Speaker John Boehner, R-Ohio, made a series of promises to conference members during their mid-January retreat in Williamsburg, Va. The first of these was to uphold the sequester (allowing, of course, for an alternative plan with equal cuts). Boehner extended this assurance, along with several others, in exchange for members approving a temporary extension of the debt limit.

This proposal was met with skepticism by conservative members of the House Republican Conference. Some rejected the debt-ceiling deal but walked away hoping Boehner would keep his promises; others agreed to the extension but openly doubted the speaker's ability to deliver on his end of the bargain. In either case, some conservatives spent the next six weeks expecting the automatic cuts to be delayed or undone — or both.

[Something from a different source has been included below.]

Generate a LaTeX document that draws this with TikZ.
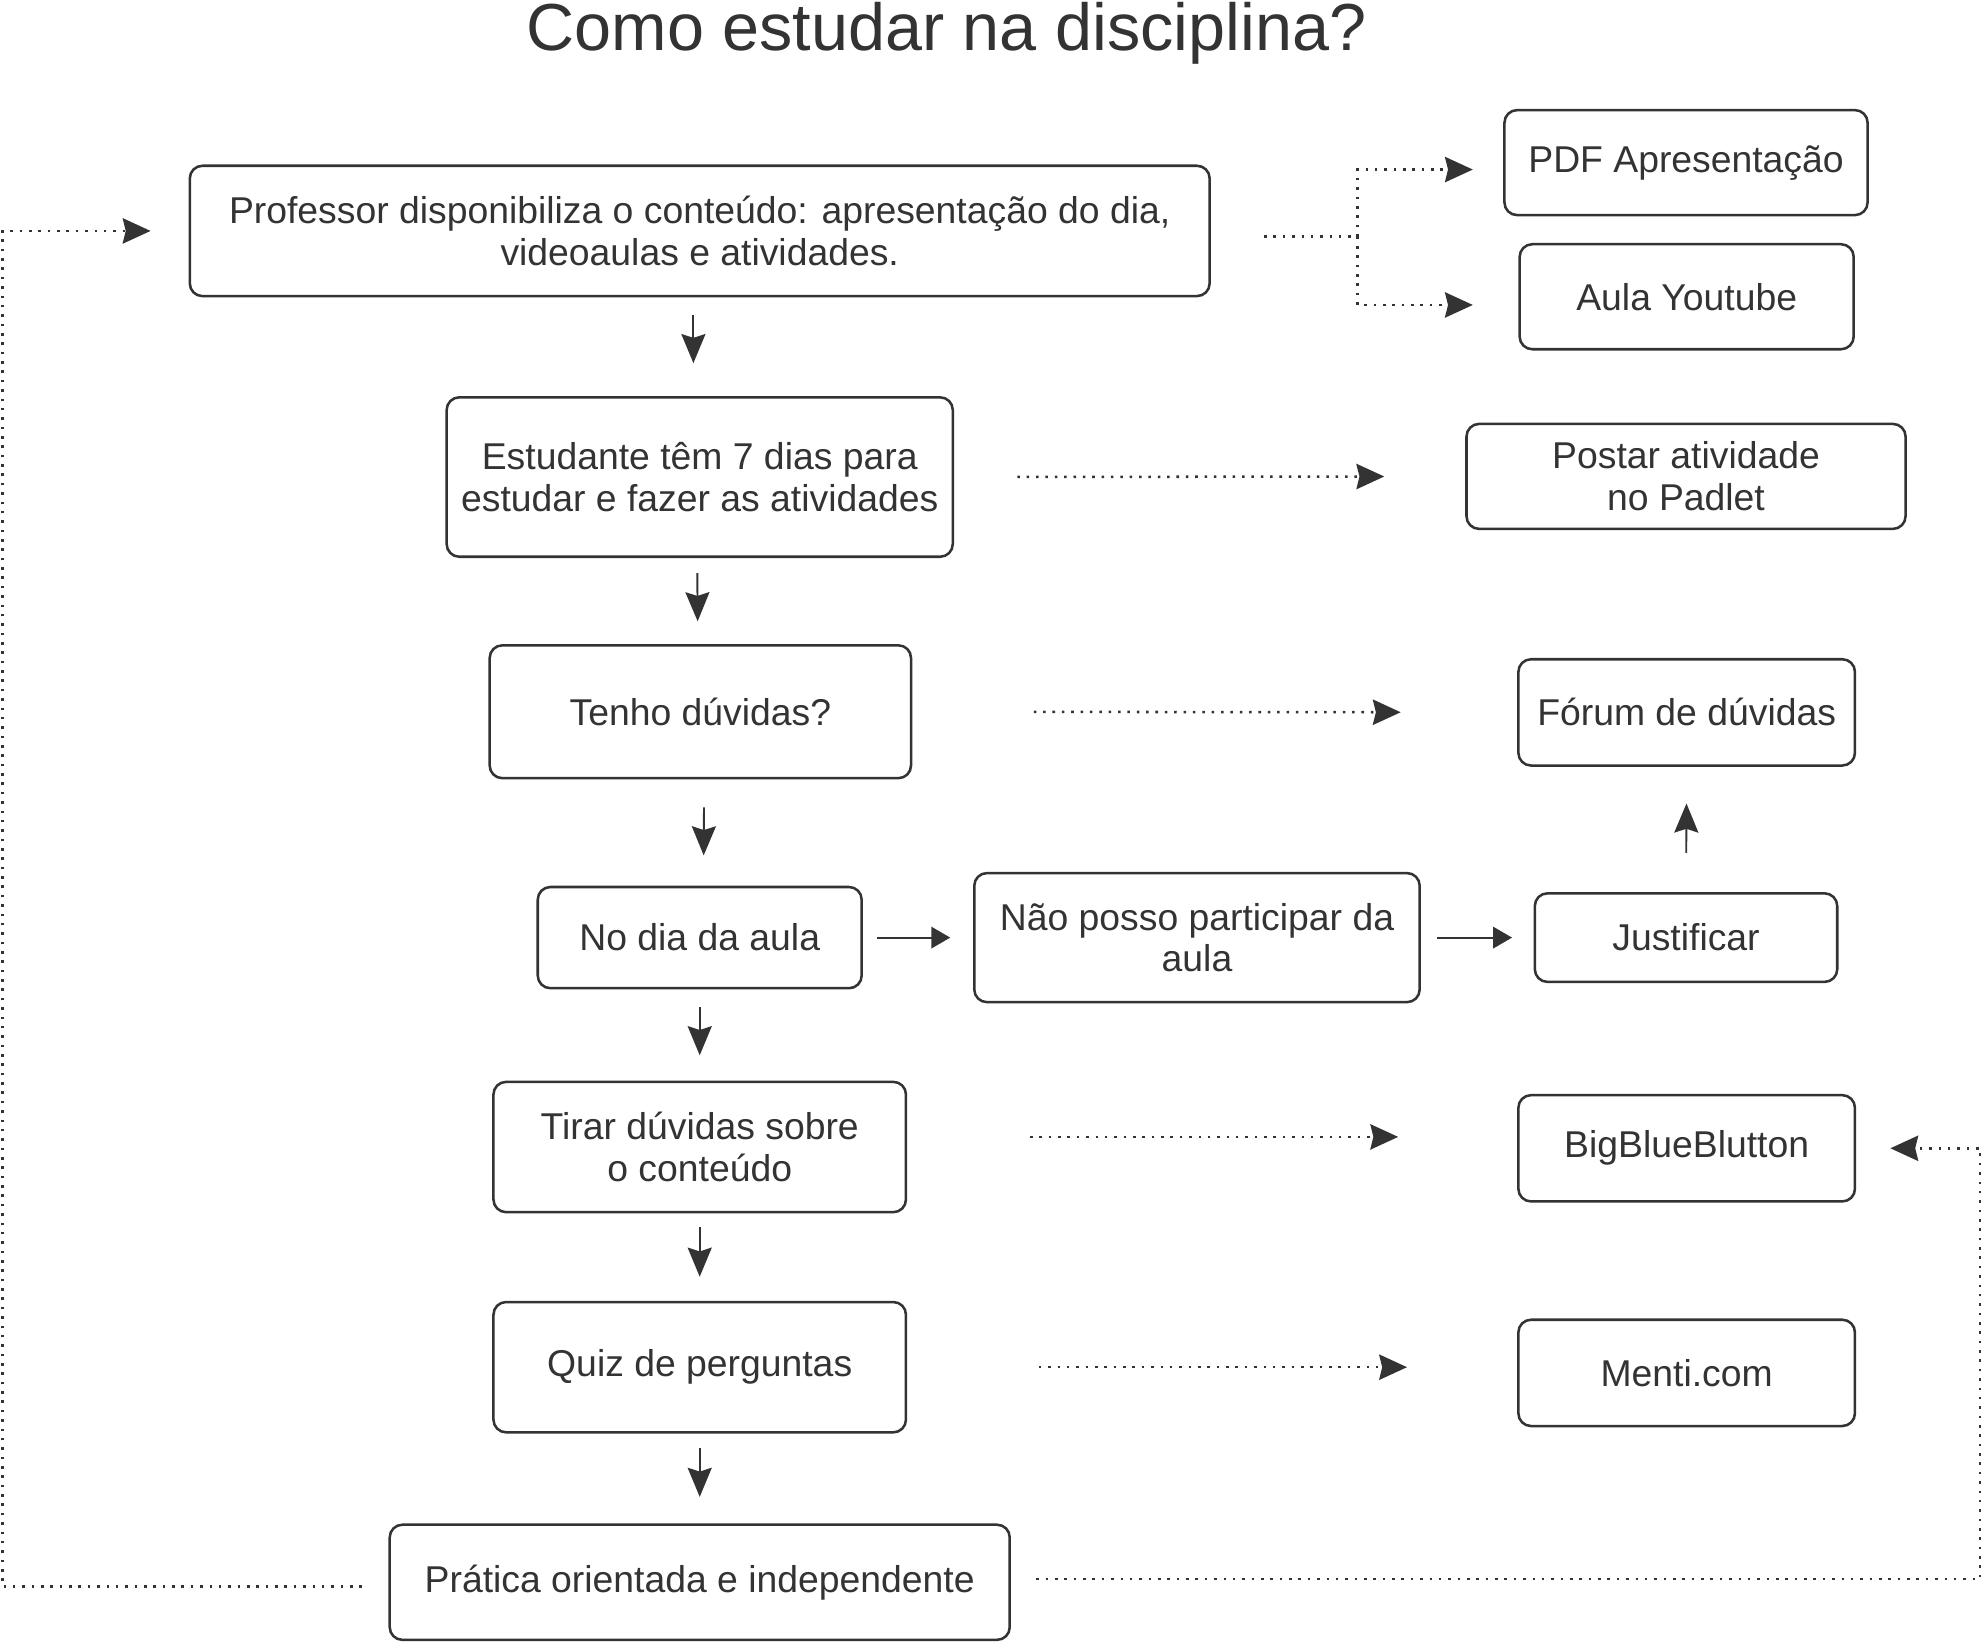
\documentclass[tikz,border=0pt]{standalone}
\usepackage{fontspec}
\setmainfont{Liberation Sans}
\usetikzlibrary{arrows.meta}
\definecolor{ink}{HTML}{333333}
\begin{document}
\begin{tikzpicture}[x=0.5pt, y=-0.5pt, color=ink, text=ink,
        box/.style={draw=ink, line width=1pt, rounded corners=5pt, align=center, inner sep=0pt,
                    font=\fontsize{14.75}{16.5}\selectfont},
        go/.style={line width=0.75pt, -{Stealth[length=11.5pt, width=9.5pt, inset=1.5pt]}},
        goside/.style={line width=0.75pt, -{Triangle[length=7.5pt, width=8.5pt]}},
        dots/.style={line width=1pt, dash pattern=on 1pt off 2.7pt},
        dotgo/.style={dots, -{Stealth[length=11pt, width=10pt, inset=1.2pt]}}]
    \useasboundingbox (0,0) rectangle (1568,1297);

    \node[anchor=base, font=\fontsize{26.3}{30}\selectfont] (title) at (748,40) {Como estudar na disciplina?};

    \node[box, minimum width=403pt, minimum height=51.5pt] (prof) at (553,182.5)
        {Professor disponibiliza o conteúdo: apresentação do dia,\\videoaulas e atividades.};
    \node[box, minimum width=200pt, minimum height=63pt] (estud) at (553,377)
        {Estudante têm 7 dias para\\estudar e fazer as atividades};
    \node[box, minimum width=166.5pt, minimum height=52.5pt] (duvidas) at (553.5,562.5) {Tenho dúvidas?};
    \node[box, minimum width=128pt, minimum height=40pt] (nodia) at (553,741) {No dia da aula};
    \node[box, minimum width=176pt, minimum height=51pt] (naoposso) at (946,741) {Não posso participar da\\aula};
    \node[box, minimum width=163pt, minimum height=51.5pt] (tirar) at (553,906.5) {Tirar dúvidas sobre\\o conteúdo};
    \node[box, minimum width=163pt, minimum height=51.5pt] (quiz) at (553,1080.5) {Quiz de perguntas};
    \node[box, minimum width=245pt, minimum height=45.5pt] (pratica) at (553,1250.5) {Prática orientada e independente};

    \node[box, minimum width=143.5pt, minimum height=41.5pt] (pdf) at (1332.5,128.5) {PDF Apresentação};
    \node[box, minimum width=132pt, minimum height=41.5pt] (youtube) at (1333,234.5) {Aula Youtube};
    \node[box, minimum width=173.5pt, minimum height=41.5pt] (padlet) at (1332.5,376.5) {Postar atividade\\no Padlet};
    \node[box, minimum width=133pt, minimum height=42pt] (forum) at (1333,563) {Fórum de dúvidas};
    \node[box, minimum width=119.5pt, minimum height=35pt] (justif) at (1332.5,741) {Justificar};
    \node[box, minimum width=133pt, minimum height=42pt] (bbb) at (1333,907.5) {BigBlueBlutton};
    \node[box, minimum width=133pt, minimum height=42pt] (menti) at (1333,1085) {Menti.com};

    % main flow
    \draw[go, shorten <=7pt, shorten >=13pt] ([xshift=-2.5pt]prof.south) -- ([xshift=-2.5pt]estud.north);
    \draw[go, shorten <=6pt, shorten >=9pt] ([xshift=-1pt]estud.south) -- ([xshift=-1pt]duvidas.north);
    \draw[go, shorten <=11pt, shorten >=12pt] ([xshift=1.5pt]duvidas.south) -- ([xshift=1.5pt]nodia.north);
    \draw[go, shorten <=7pt, shorten >=10pt] (nodia.south) -- (tirar.north);
    \draw[go, shorten <=5.5pt, shorten >=9.5pt] (tirar.south) -- (quiz.north);
    \draw[go, shorten <=5.5pt, shorten >=10.5pt] (quiz.south) -- (pratica.north);

    \draw[goside, shorten <=5.5pt, shorten >=9pt] (nodia.east) -- (naoposso.west);
    \draw[goside, shorten <=6.5pt, shorten >=8.5pt] (naoposso.east) -- (justif.west);
    \draw[go, shorten <=15.5pt, shorten >=14.5pt] (justif.north) -- (forum.south);

    % tools
    \coordinate (fork) at (1073,187);
    \draw[dots, shorten <=21pt] ([yshift=-2.25pt]prof.east) -- (fork);
    \draw[dotgo, shorten >=12pt] (fork) |- ([yshift=-2.75pt]pdf.west);
    \draw[dotgo, shorten >=18pt] (fork) |- ([yshift=-3.25pt]youtube.west);
    \draw[dotgo, shorten <=25pt, shorten >=32pt] (estud.east) -- (padlet.west);
    \draw[dotgo, shorten <=48pt, shorten >=46pt] (duvidas.east) -- (forum.west);
    \draw[dotgo, shorten <=48.5pt, shorten >=47pt] ([yshift=4pt]tirar.east) -- ([yshift=4pt]tirar.east -| bbb.west);
    \draw[dotgo, shorten <=52pt, shorten >=43.5pt] (quiz.east) -- (quiz.east -| menti.west);

    % loops back
    \coordinate (lx) at (2,0);
    \coordinate (rx) at (1565,0);
    \draw[dotgo, shorten <=10.5pt, shorten >=15pt] ([yshift=-1.75pt]pratica.west) -| (lx |- prof.west) -- (prof.west);
    \draw[dotgo, shorten <=10pt, shorten >=13.5pt] ([yshift=1.25pt]pratica.east) -| (rx |- bbb.east) -- (bbb.east);
\end{tikzpicture}
\end{document}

But late last week, as the reality that the sequester would happen sank in, many former skeptics began to sing a different tune.

"God bless our leadership," gushed Rep. Jim Jordan, R-Ohio, who crossed the speaker last year when he lobbied conservatives against Boehner's debt-ceiling plan. With these spending cuts going into effect, Jordan said, "Conservatives in this House of Representatives are making a difference. And that's a complete change from what we saw in the last Congress."

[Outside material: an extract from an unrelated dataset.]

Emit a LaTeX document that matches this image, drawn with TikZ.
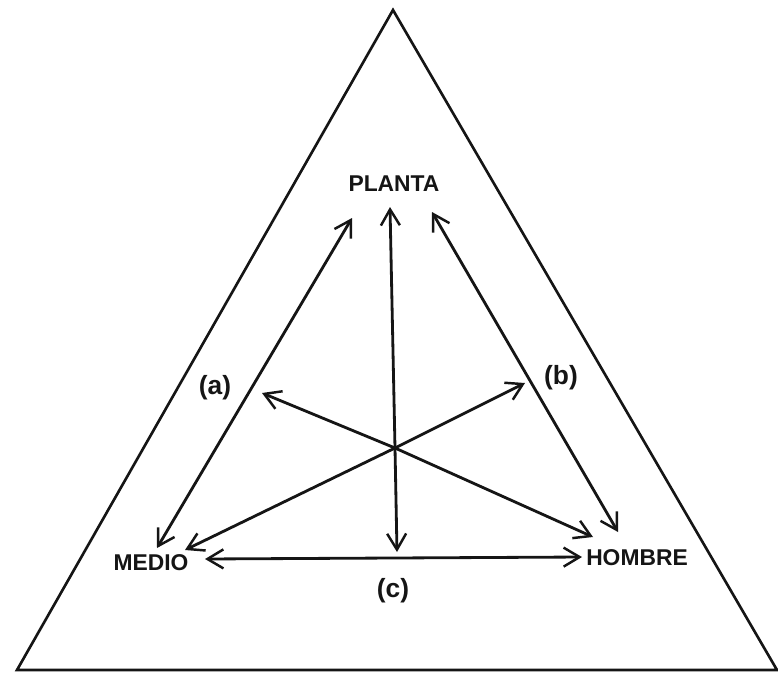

What's especially encouraging for these members is the precedent set by Boehner's commitment to upholding the sequester. When Boehner made his promises at the Republican retreat, upholding the March 1 cuts was the first item on a chronological checklist that some members have labeled "The Williamsburg Accord." One of those members, Rep. Tim Huelskamp of Kansas, was so skeptical of leadership keeping its promises that he spent the final days before March 1 still half-expecting the House to cave.

"I talked to some conservatives [Monday] night, and we just never expected that we would even get to point one," Huelskamp said last week. "And here we are."

In other words, the first box has been checked off the conservative wish list. But it won't get any easier from here. The next three steps — passing a new continuing resolution with post-sequester spending levels, passing a budget that balances within a decade, and opposing any tax hikes during the next debt-limit debate — all are fraught with political peril for what remains a very fragile alliance.

Still, as Jordan pointed out, the second item on the conservative checklist already seems within reach. House aides say that Senate Majority Leader Harry Reid, D-Nev., will accept the continuing resolution with lower spending levels, and President Obama suggested on Friday that he would sign it into law if it meant preventing a government shutdown. With the sequester under their belt, and their preferred funding bill poised to pass both chambers of Congress, that means conservatives could soon be two-for-two.

"If you had said that was going to happen two months ago, we would have said, 'no way,' " Jordan said. "But that's exactly where we're at."

In sports, it's often observed of divided locker rooms that "winning cures everything." Now, for the first time since Republicans took over the House in 2010, conservatives are confident that they are dictating the legislative tempo — and leadership is reaping the benefits of a united front. "We've got the Republican conference unified," said Rep. Raul Labrador, R-Idaho. "We finally have a plan, we have a vision.… If we can stick to this plan, I think the president is going to have a really hard time dividing us."

Rep. Tom Price, R-Ga., who was floated by some conservatives as a replacement for Boehner, said leadership has learned valuable lessons from the internal strife of the last Congress. "There's a lot of things that weren't done in the way that were the most productive in the 112th, and the leadership were the first people to admit that," Price said. "I think that they've done their level best to bring about a cohesive conference moving forward. And I don't have any reason to believe that they're not going to fulfill their word."

Even those reliably pessimistic members are showing signs of softening. "It's a first step," Huelskamp said with a smile.

This article appears in the March 4, 2013, edition of National Journal Daily.